Quase toda a poesia coloca o coração no posto de comando do que fazemos e sentimos; e o senso comum também. Estava de coração partido. O terror gela o coração. Coração destroçado. Desejavam de todo o coração que a guerra acabasse. A ambição cerra o coração. Não têm coração. O coração tem razões que a razão desconhece. Dava-te o meu coração, se o teu ao meu leal fosse. É um coração repleto de virtudes. Contas na mão e o demo no coração. A ferrugem come o ferro e o cuidado o coração. A tristeza aperta o coração. A língua não mente o que o coração sente. As palavras boas são, assim fora o coração. Boca de mel, coração de fel. Boca que apetece, coração que deseja. Música no coração.

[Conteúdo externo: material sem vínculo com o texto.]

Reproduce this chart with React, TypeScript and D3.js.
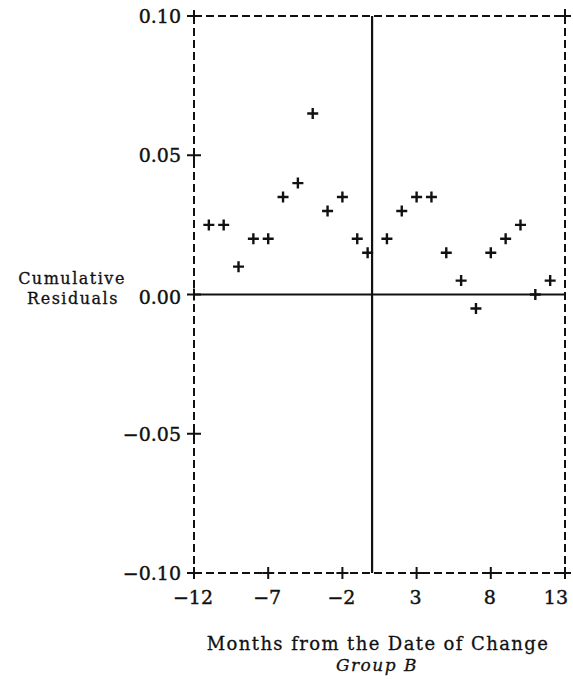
import * as d3 from 'd3';

const months = [-11, -10, -9, -8, -7, -6, -5, -4, -3, -2, -1, -0.3, 1, 2, 3, 4, 5, 6, 7, 8, 9, 10, 11, 12];
const residuals = [
  0.025, 0.025, 0.01, 0.02, 0.02, 0.035, 0.04, 0.065, 0.03, 0.035, 0.02, 0.015,
  0.02, 0.03, 0.035, 0.035, 0.015, 0.005, -0.005, 0.015, 0.02, 0.025, 0.0, 0.005,
];
const xTicks = [-12, -7, -2, 3, 8, 13];
const yTicks = [0.1, 0.05, 0, -0.05, -0.1];

const fmtX = (v: number) => (v < 0 ? '\u2212' + Math.abs(v) : String(v));
const fmtY = (v: number) => (v < 0 ? '\u2212' : '') + Math.abs(v).toFixed(2);

export default function App() {
  const width = 573;
  const height = 681;
  const x = d3.scaleLinear().domain([-12, 13]).range([194, 565]);
  const y = d3.scaleLinear().domain([-0.1, 0.1]).range([573, 16]);

  const font = "'DejaVu Serif', serif";
  const ink = '#111';
  const arm = 5.5;

  const cross = (cx: number, cy: number, h: number, v: number) =>
    `M${cx - h},${cy}H${cx + h}M${cx},${cy - v}V${cy + v}`;

  const [x0, x1] = x.range();
  const [yb, yt] = y.range();

  return (
    <svg width={width} height={height} style={{ position: 'absolute', left: 0, top: 0, background: '#fff' }}>
      {/* frame: dashed box */}
      <g stroke={ink} strokeWidth={2} strokeDasharray="8,4" fill="none">
        <line x1={x0} x2={x1} y1={yt} y2={yt} />
        <line x1={x0} x2={x1} y1={yb} y2={yb} />
        <line x1={x0} x2={x0} y1={yt} y2={yb} />
        <line x1={x1} x2={x1} y1={yt} y2={yb} />
      </g>

      {/* reference lines at zero */}
      <g stroke={ink} strokeWidth={2.2}>
        <line x1={x0} x2={x1} y1={y(0)} y2={y(0)} />
        <line x1={x(0)} x2={x(0)} y1={yt} y2={yb} />
      </g>

      {/* y ticks */}
      <g stroke={ink} strokeWidth={2} fill="none">
        {yTicks.map(t => (
          <path key={t} d={cross(x0, y(t), 7, 6)} />
        ))}
        <path d={cross(x1, yt, 6, 7)} />
      </g>
      <g fontFamily={font} fontSize={19} fill={ink} stroke={ink} strokeWidth={0.4} textAnchor="end">
        {yTicks.map(t => (
          <text key={t} x={x0 - 13} y={y(t) + (t === 0 ? 9 : 7)}>
            {fmtY(t)}
          </text>
        ))}
      </g>

      {/* x ticks */}
      <g stroke={ink} strokeWidth={2} fill="none">
        {xTicks.map(t => (
          <path key={t} d={cross(x(t), yb, 6, 6)} />
        ))}
      </g>
      <g fontFamily={font} fontSize={19} fill={ink} stroke={ink} strokeWidth={0.4}>
        {xTicks.map((t, i) => {
          const last = i === xTicks.length - 1;
          return (
            <text key={t} x={last ? x(t) + 3 : x(t) - 1} y={604} textAnchor={last ? 'end' : 'middle'}>
              {fmtX(t)}
            </text>
          );
        })}
      </g>

      {/* data points */}
      <g stroke={ink} strokeWidth={2.4} fill="none">
        {months.map((m, i) => (
          <path key={i} d={cross(x(m), y(residuals[i]), arm, arm)} />
        ))}
      </g>

      {/* axis titles */}
      <g fontFamily={font} fontSize={16} fill={ink} stroke={ink} strokeWidth={0.3} textAnchor="middle" letterSpacing={1.5}>
        <text x={72} y={284}>Cumulative</text>
        <text x={73} y={304}>Residuals</text>
      </g>
      <text x={378} y={650} fontFamily={font} fontSize={18} fill={ink} stroke={ink} strokeWidth={0.3}
        textAnchor="middle" letterSpacing={1.4}>
        Months from the Date of Change
      </text>
      <text x={377} y={671} fontFamily={font} fontSize={17} fontStyle="italic" fill={ink} stroke={ink}
        strokeWidth={0.3} textAnchor="middle" letterSpacing={1.5}>
        Group B
      </text>
    </svg>
  );
}
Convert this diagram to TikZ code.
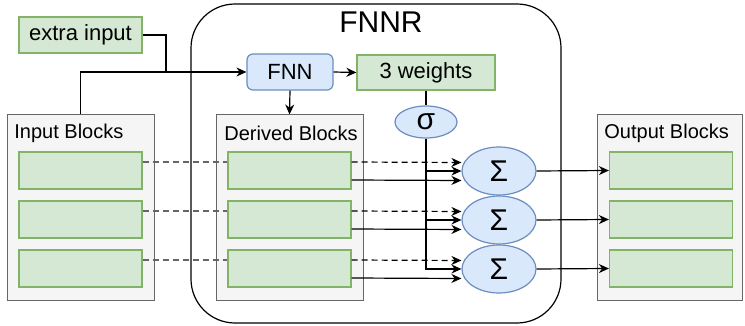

Hoje entendo-as como falas de uma metáfora; uma metáfora desajustada do conhecimento que adquiri, a partir do poema de António Gedeão. 
Realmente, o seu poema-lição dizia-me o que precisava; pela voz da ciência da poesia e da poesia da ciência. Aprendi que o “simpático” de que fala o poema, isto é, o sistema nervoso simpático é que determina o comportamento do coração referido pelos eruditos e pelo senso comum. O louvado coração do amor, da bondade e da sinceridade limita-se a responder com a sua função orgânica. Em vez da mão no peito na direção do coração, em jeito de menagem, passei a colocá-la mentalmente fora do sítio historicamente convencionado. Num sítio bem mais alto.